> _Set exercise_
Using the records below, copy exactly the part that opens with the line holding "Recreate this image" and closes with the line holding "import plotly.graph_objects as go", minus the pictures.

> _Data entries_
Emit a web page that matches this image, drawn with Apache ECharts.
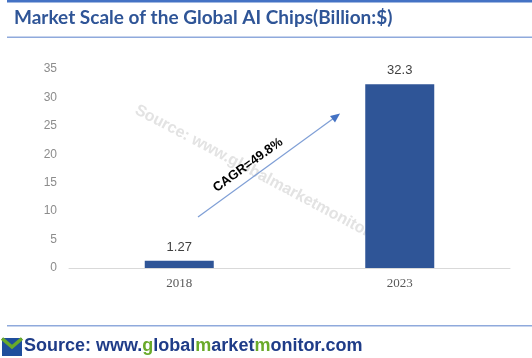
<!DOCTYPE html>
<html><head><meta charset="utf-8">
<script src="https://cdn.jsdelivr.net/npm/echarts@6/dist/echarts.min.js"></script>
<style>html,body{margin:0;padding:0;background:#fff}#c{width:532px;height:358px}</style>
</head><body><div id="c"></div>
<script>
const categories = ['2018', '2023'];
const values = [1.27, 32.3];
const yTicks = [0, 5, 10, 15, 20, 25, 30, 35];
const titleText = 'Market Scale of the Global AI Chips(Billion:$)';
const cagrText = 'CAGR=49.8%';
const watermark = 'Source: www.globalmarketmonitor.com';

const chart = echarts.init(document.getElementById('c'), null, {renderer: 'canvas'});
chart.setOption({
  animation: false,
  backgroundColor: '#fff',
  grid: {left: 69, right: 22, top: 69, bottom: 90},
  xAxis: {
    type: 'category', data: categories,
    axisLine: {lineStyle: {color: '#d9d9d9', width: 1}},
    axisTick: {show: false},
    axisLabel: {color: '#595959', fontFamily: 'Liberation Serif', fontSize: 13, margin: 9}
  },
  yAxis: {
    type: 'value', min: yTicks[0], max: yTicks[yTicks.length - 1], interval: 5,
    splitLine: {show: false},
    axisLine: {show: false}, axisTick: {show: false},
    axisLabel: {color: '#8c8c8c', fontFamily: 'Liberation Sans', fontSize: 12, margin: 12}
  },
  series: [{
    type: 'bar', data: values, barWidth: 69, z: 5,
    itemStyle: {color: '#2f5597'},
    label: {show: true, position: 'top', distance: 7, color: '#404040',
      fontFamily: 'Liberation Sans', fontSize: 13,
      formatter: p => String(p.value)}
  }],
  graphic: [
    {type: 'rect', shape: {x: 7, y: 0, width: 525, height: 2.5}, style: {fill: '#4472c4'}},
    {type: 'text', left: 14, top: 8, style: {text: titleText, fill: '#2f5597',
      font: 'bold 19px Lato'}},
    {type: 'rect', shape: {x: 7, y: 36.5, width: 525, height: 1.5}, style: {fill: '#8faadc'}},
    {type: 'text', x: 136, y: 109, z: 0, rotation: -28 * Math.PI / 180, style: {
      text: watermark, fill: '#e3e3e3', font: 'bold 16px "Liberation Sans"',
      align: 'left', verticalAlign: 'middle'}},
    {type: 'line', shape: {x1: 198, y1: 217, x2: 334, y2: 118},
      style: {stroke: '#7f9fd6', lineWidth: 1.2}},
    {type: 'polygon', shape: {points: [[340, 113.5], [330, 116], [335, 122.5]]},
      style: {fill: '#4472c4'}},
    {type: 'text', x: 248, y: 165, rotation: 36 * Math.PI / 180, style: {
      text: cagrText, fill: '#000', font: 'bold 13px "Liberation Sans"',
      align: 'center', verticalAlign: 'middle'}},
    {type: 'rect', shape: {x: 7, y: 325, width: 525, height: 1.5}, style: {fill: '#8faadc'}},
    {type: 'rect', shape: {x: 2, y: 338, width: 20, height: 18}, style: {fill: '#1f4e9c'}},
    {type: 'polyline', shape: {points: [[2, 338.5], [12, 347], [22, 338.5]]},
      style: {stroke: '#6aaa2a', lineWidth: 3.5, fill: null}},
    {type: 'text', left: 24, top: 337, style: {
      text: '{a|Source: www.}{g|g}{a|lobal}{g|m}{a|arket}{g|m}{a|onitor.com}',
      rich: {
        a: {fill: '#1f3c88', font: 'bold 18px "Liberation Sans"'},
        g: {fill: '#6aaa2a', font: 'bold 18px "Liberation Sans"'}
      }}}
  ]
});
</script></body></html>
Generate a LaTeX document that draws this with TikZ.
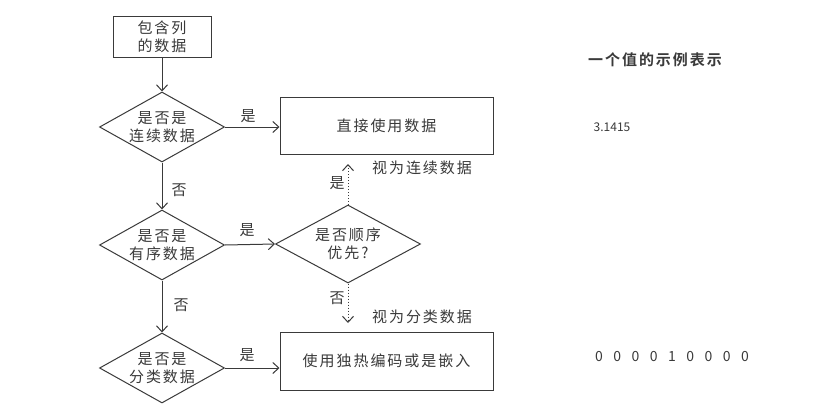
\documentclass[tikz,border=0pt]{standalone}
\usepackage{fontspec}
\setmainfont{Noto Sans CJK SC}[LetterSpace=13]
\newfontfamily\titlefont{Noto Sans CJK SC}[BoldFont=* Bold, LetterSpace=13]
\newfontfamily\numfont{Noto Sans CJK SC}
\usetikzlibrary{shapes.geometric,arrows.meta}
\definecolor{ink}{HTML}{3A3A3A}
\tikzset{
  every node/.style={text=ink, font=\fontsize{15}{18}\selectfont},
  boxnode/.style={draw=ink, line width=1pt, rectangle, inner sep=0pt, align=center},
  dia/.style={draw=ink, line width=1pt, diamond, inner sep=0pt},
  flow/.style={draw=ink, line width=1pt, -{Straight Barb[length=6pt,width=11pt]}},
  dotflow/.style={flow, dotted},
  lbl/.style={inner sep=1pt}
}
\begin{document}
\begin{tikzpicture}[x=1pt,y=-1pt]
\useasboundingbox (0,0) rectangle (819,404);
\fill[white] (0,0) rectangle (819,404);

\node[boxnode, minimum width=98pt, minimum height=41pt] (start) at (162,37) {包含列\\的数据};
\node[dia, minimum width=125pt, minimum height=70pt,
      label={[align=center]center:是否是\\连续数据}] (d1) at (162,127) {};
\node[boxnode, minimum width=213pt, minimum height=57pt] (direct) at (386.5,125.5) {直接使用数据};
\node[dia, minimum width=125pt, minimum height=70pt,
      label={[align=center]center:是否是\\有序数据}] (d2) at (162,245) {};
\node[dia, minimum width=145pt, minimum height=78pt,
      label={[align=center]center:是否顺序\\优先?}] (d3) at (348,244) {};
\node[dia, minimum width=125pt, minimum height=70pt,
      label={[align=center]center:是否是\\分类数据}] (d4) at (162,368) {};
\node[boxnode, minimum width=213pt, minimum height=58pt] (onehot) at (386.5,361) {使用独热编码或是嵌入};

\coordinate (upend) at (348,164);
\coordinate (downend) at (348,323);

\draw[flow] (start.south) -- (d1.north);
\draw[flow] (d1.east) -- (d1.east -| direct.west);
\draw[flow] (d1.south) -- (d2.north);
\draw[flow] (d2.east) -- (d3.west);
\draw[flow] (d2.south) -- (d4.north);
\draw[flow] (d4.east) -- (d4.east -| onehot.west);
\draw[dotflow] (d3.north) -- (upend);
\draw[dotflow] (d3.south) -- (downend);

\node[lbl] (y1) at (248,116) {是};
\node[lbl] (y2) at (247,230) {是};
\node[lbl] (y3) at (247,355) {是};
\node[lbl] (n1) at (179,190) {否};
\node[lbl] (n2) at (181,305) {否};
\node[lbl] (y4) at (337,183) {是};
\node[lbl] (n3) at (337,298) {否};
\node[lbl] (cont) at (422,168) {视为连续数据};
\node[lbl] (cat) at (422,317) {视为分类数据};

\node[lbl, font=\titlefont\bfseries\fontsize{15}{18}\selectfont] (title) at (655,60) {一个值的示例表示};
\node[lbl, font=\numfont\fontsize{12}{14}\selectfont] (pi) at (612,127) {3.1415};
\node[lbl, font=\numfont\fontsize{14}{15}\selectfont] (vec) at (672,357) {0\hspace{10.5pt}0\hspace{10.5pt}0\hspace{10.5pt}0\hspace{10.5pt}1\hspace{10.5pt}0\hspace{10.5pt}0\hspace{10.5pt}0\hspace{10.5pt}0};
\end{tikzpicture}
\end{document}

* * *

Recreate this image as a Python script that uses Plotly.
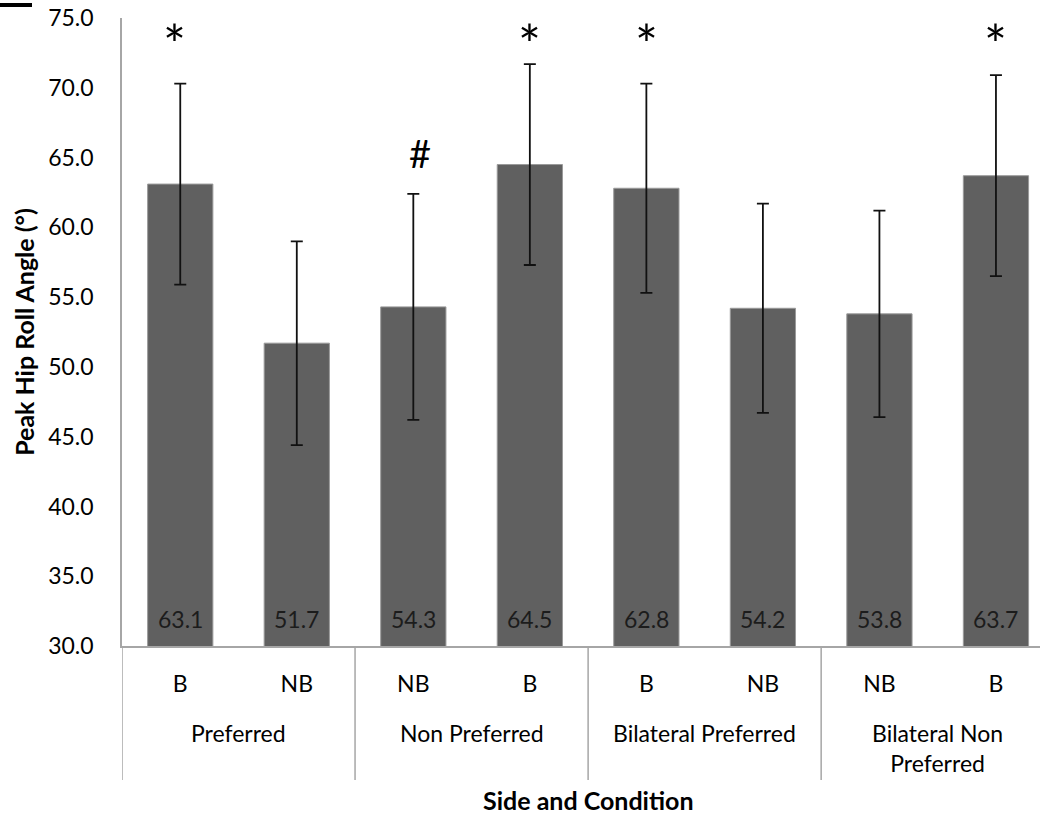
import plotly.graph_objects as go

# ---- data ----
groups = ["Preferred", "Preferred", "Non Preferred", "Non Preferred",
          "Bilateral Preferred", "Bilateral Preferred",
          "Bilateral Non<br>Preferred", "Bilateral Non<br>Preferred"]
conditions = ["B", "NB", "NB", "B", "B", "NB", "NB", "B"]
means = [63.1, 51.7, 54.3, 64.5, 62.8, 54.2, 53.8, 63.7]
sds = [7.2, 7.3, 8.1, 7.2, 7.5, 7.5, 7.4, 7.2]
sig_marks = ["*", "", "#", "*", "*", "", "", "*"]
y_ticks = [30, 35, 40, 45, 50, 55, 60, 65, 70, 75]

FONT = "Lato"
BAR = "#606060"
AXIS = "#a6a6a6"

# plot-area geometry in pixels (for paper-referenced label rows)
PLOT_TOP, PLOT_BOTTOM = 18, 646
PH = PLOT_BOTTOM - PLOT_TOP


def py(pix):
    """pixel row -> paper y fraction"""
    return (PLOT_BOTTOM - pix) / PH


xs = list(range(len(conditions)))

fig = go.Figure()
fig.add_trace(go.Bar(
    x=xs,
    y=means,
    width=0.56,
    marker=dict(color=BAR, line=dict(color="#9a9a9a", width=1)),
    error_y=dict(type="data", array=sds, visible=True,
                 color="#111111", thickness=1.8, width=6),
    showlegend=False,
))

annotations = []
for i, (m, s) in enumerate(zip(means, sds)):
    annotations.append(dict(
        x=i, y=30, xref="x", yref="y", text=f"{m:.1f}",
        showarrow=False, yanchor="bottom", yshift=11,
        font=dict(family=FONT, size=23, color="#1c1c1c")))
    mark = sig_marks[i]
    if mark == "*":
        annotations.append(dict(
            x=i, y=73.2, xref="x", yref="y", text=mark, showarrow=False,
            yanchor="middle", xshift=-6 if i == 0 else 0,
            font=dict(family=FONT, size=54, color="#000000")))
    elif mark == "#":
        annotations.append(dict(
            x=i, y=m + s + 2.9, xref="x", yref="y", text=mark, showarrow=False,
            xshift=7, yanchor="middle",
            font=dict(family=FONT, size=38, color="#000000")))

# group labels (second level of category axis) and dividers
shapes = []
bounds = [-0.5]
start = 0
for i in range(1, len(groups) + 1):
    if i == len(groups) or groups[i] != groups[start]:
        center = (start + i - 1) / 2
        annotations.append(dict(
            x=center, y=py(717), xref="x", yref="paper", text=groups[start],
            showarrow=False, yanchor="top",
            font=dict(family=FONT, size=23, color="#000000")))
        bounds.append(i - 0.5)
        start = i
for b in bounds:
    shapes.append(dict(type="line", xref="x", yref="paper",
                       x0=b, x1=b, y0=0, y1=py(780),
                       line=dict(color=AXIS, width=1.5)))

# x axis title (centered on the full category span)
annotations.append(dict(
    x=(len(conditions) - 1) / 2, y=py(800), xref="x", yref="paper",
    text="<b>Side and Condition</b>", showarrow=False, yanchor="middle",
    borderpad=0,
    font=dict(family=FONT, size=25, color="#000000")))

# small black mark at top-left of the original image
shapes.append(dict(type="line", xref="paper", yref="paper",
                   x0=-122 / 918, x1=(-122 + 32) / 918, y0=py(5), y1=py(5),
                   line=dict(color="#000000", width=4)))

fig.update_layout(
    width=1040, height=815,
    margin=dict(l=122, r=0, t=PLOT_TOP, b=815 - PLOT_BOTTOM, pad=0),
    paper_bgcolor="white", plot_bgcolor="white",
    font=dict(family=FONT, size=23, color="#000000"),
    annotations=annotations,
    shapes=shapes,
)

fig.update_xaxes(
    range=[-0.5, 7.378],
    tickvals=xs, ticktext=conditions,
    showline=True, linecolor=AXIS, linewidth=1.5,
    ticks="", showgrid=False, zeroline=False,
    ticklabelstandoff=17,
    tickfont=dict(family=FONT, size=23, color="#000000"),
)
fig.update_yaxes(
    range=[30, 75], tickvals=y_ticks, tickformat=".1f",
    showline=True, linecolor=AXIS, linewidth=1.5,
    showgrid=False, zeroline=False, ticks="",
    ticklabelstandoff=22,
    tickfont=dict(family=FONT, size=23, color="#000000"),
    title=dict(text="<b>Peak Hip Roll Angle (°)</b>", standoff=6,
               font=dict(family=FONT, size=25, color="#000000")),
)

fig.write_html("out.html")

> _Exercise result_
Recreate this image as a Python script that uses Plotly.
import plotly.graph_objects as go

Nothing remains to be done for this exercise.